The unearthed Atari cartridges were featured in several museums all over the world, including the Smithsonian in Washington D.C., the Hamilton Toy Museum in Ontario, Canada, the Henry Ford Museum in Dearborn, Michigan and the Deutsches Film Museum in Frankfurt, Germany.

The auctions sold 881 of the Atari cartridges, with over 752 being shipped within the United States, 54 to Canada, 22 to France, six to Australia, six to Brazil and three to Singapore, among other locations.

The title that fetched the highest price was a copy of the Atari 2600 E.T. The Extra Terrestrial, purchased for $1,535. The game, based on the blockbuster movie by Steven Spielberg, was released back in 1982 after just 34 days of being in development. It gained notoriety as one of the worst video games that was ever made, with it being considered the final blow that led to Atari's collapse.

The Atari 2600 E.T. The Extra Terrestrial was a major subject in the documentary Atari: Game Over that included Lewandowski and was directed by Zak Penn.

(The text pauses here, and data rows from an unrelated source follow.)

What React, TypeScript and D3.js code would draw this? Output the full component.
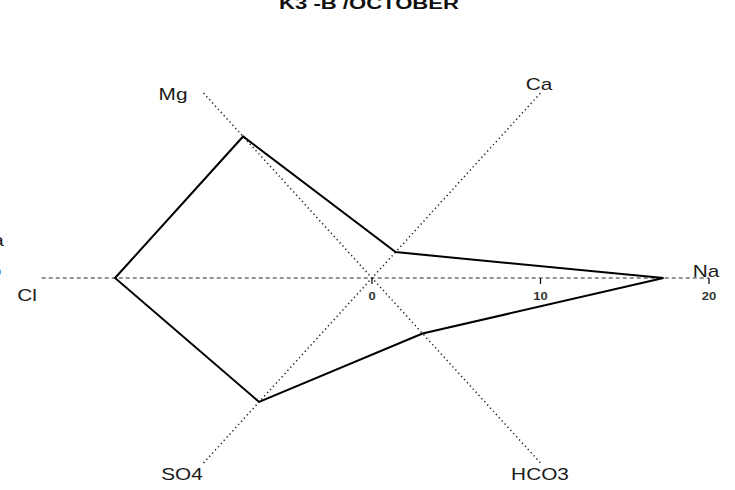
import React, { useEffect, useRef } from 'react'
import * as d3 from 'd3'

// ion axes, going round the polygon
const ionNames = ["Na", "Ca", "Mg", "Cl", "SO4", "HCO3"];
const ionValues = [17.3, 1.4, 7.65, 15.25, 6.7, 3.0];
const ionDirs = [[1, 0], [1, 1], [-1, 1], [-1, 0], [-1, -1], [1, -1]];
const tickValues = [0, 10, 20];
const title = "K3 -B /OCTOBER";

const W = 735;
const H = 490;

export default function App() {
  const ref = useRef<SVGSVGElement>(null);

  useEffect(() => {
    const svg = d3.select(ref.current);
    svg.selectAll("*").remove();

    const x = d3.scaleLinear().domain([0, 20]).range([372, 709]);
    const y = d3.scaleLinear().domain([0, 10]).range([278, 93]);
    const font = "'Liberation Sans', Arial, sans-serif";
    const stretch = 1.3;

    const label = (tx: number, ty: number, txt: string, size: number, weight = "normal", fill = "#1a1a1a") => {
      svg.append("g")
        .attr("transform", "translate(" + tx + "," + ty + ") scale(" + stretch + ",1)")
        .append("text")
        .attr("text-anchor", "middle")
        .attr("font-family", font)
        .attr("font-size", size)
        .attr("font-weight", weight)
        .attr("fill", fill)
        .text(txt);
    };

    // horizontal axis (dashed)
    svg.append("line")
      .attr("x1", x(-19.6)).attr("x2", x(20))
      .attr("y1", y(0)).attr("y2", y(0))
      .attr("stroke", "#2a2a2a").attr("stroke-width", 1.1)
      .attr("stroke-dasharray", "4 3");

    // diagonal axes (dotted)
    svg.append("line")
      .attr("x1", x(-10)).attr("y1", y(10))
      .attr("x2", x(10)).attr("y2", y(-10))
      .attr("stroke", "#222").attr("stroke-width", 1.5)
      .attr("stroke-dasharray", "1.3 3");
    svg.append("line")
      .attr("x1", x(-10)).attr("y1", y(-10))
      .attr("x2", x(10)).attr("y2", y(10))
      .attr("stroke", "#222").attr("stroke-width", 1.5)
      .attr("stroke-dasharray", "1.3 3");

    // ticks
    svg.selectAll(".tick")
      .data(tickValues)
      .enter()
      .append("line")
      .attr("x1", d => x(d)).attr("x2", d => x(d))
      .attr("y1", y(0)).attr("y2", y(0) + 6)
      .attr("stroke", "#111").attr("stroke-width", 1.3);
    tickValues.forEach(d => label(x(d), 300, String(d), 10, "bold", "#333"));

    // polygon
    const pts: [number, number][] = ionValues.map((v, i) => [x(v * ionDirs[i][0]), y(v * ionDirs[i][1])]);
    svg.append("path")
      .attr("d", d3.line().curve(d3.curveLinearClosed)(pts))
      .attr("fill", "none")
      .attr("stroke", "#000")
      .attr("stroke-width", 2)
      .attr("stroke-linejoin", "miter");

    // axis labels
    label(173, 100, "Mg", 16);
    label(539, 90, "Ca", 16);
    label(706, 277, "Na", 16);
    label(27, 301, "Cl", 16);
    label(182, 480, "SO4", 16);
    label(540, 480, "HCO3", 16);

    // title, clipped at top as in the source
    label(369, 9, title, 17, "bold", "#111");

    // bits of the neighbouring panel at the left edge
    label(-2, 246, "a", 16);
    svg.append("circle")
      .attr("cx", -3).attr("cy", 272).attr("r", 4)
      .attr("fill", "#3aa0e8");
  }, []);

  return (
    <svg ref={ref} width={W} height={H}
      style={{ position: "absolute", left: 0, top: 0, background: "#fff" }} />
  );
}
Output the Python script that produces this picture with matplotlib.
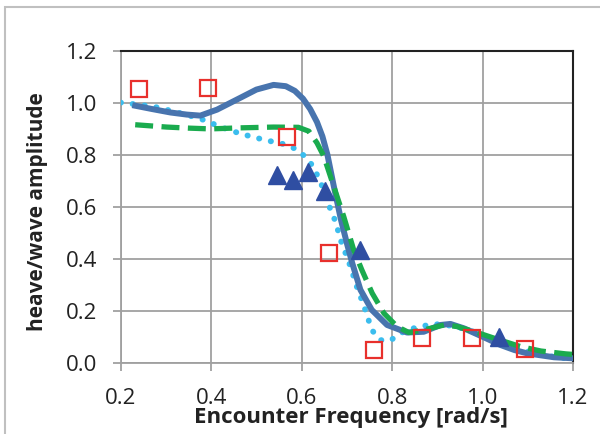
import matplotlib
matplotlib.use("Agg")
import matplotlib.pyplot as plt
from matplotlib.patches import Rectangle

plt.rcParams['font.family'] = ['Open Sans', 'DejaVu Sans']

sq_x = [0.24, 0.394, 0.568, 0.661, 0.761, 0.867, 0.977, 1.093]
sq_y = [1.053, 1.057, 0.868, 0.424, 0.05, 0.097, 0.097, 0.053]

tri_x = [0.545, 0.581, 0.613, 0.651, 0.728, 1.036]
tri_y = [0.723, 0.704, 0.733, 0.662, 0.435, 0.101]

solid_x = [0.232, 0.27, 0.31, 0.346, 0.376, 0.413, 0.464, 0.50, 0.538, 0.565, 0.585, 0.603, 0.619, 0.634, 0.646, 0.657, 0.671, 0.687, 0.70, 0.712, 0.73, 0.755, 0.789, 0.833, 0.87, 0.907, 0.929, 0.959, 1.0, 1.04, 1.07, 1.099, 1.158, 1.2]
solid_y = [0.988, 0.975, 0.962, 0.954, 0.95, 0.973, 1.018, 1.05, 1.068, 1.063, 1.045, 1.015, 0.975, 0.925, 0.87, 0.80, 0.68, 0.55, 0.46, 0.383, 0.281, 0.204, 0.146, 0.117, 0.12, 0.146, 0.15, 0.133, 0.101, 0.069, 0.05, 0.037, 0.022, 0.018]

dot_x = [0.2, 0.22, 0.272, 0.32, 0.368, 0.393, 0.416, 0.466, 0.515, 0.567, 0.59, 0.608, 0.626, 0.64, 0.649, 0.664, 0.675, 0.686, 0.697, 0.708, 0.722, 0.737, 0.748, 0.755, 0.774, 0.796, 0.818, 0.84, 0.863, 0.892, 0.937, 0.981, 1.025, 1.077, 1.129, 1.184]
dot_y = [1.0, 0.996, 0.985, 0.965, 0.942, 0.928, 0.909, 0.88, 0.858, 0.838, 0.819, 0.792, 0.754, 0.70, 0.665, 0.588, 0.543, 0.473, 0.422, 0.37, 0.293, 0.223, 0.165, 0.127, 0.088, 0.086, 0.114, 0.13, 0.14, 0.15, 0.142, 0.12, 0.088, 0.056, 0.031, 0.018]

dash_x = [0.232, 0.302, 0.35, 0.398, 0.464, 0.538, 0.593, 0.616, 0.634, 0.649, 0.671, 0.693, 0.715, 0.733, 0.756, 0.782, 0.811, 0.837, 0.87, 0.915, 0.944, 0.988, 1.033, 1.084, 1.129, 1.184, 1.2]
dash_y = [0.915, 0.906, 0.902, 0.899, 0.903, 0.906, 0.905, 0.89, 0.845, 0.794, 0.678, 0.563, 0.435, 0.358, 0.268, 0.191, 0.14, 0.117, 0.127, 0.146, 0.14, 0.117, 0.091, 0.063, 0.046, 0.035, 0.033]

xticks = [0.2, 0.4, 0.6, 0.8, 1.0, 1.2]
yticks = [0.0, 0.2, 0.4, 0.6, 0.8, 1.0, 1.2]

fig = plt.figure(figsize=(6.0, 4.34), dpi=100)
ax = fig.add_axes([0.2012, 0.1636, 0.7538, 0.7200])

ax.grid(True, color='#a0a0a0', linewidth=1.3)
ax.set_axisbelow(True)

ax.plot(dot_x, dot_y, linestyle=(0, (0.05, 2.0)), dash_capstyle='round', color='#3bbdee', linewidth=4.2, zorder=3)
ax.plot(solid_x, solid_y, '-', color='#4874ae', linewidth=4.3, zorder=4, solid_joinstyle='round')
ax.plot(dash_x, dash_y, linestyle=(0, (3.4, 1.6)), color='#1aab4e', linewidth=3.8, zorder=5)
ax.plot(sq_x, sq_y, 's', markersize=12, markerfacecolor='none', markeredgecolor='#e8302c', markeredgewidth=1.6, zorder=6)
ax.plot(tri_x, tri_y, '^', markersize=13, color='#2f4ea2', zorder=6)

ax.set_xlim(0.2, 1.2)
ax.set_ylim(0.0, 1.2)
ax.set_xticks(xticks)
ax.set_yticks(yticks)
ax.set_xticklabels([f'{v:.1f}' for v in xticks])
ax.set_yticklabels([f'{v:.1f}' for v in yticks])
ax.tick_params(axis='both', labelsize=16, color='#a0a0a0', length=6, width=1.3, labelcolor='#222222')
ax.tick_params(axis='x', pad=12)
ax.tick_params(axis='y', pad=11)

for s in ['left', 'bottom']:
    ax.spines[s].set_color('#a0a0a0')
    ax.spines[s].set_linewidth(1.3)
for s in ['top', 'right']:
    ax.spines[s].set_color('#222222')
    ax.spines[s].set_linewidth(1.5)

ax.set_xlabel('Encounter Frequency [rad/s]', fontsize=16, fontweight='bold', color='#222222')
ax.xaxis.set_label_coords(0.5095, -0.142)
ax.set_ylabel('heave/wave amplitude', fontsize=15, fontweight='bold', color='#222222')
ax.yaxis.set_label_coords(-0.160, 0.484)

fig.patches.append(Rectangle((0.008, -0.01), 1.1, 0.995, transform=fig.transFigure, fill=False, edgecolor='#c0c0c0', linewidth=1.5))

fig.savefig('out.png', dpi=100)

More than 60 titles were purchased through the eBay auctions, including Asteroids, Centipede, Defender, Missile Command, Phoenix, Star Raiders, Super Breakout, Swordquest and Warlords.

Lewandowski and his group made the discovery in April, 2014, as they put to rest a 30-year-old myth on the final resting place of truckloads of copies of the Atari 2600 E.T. The Extra Terrestrial.

The documentary, which was premiered for the Xbox Live network on Nov. 20, took a look at the rise and fall of Atari and the video game industry in the 1980s, in addition to the unearthing of the buried Atari titles in the landfill in Alamogordo.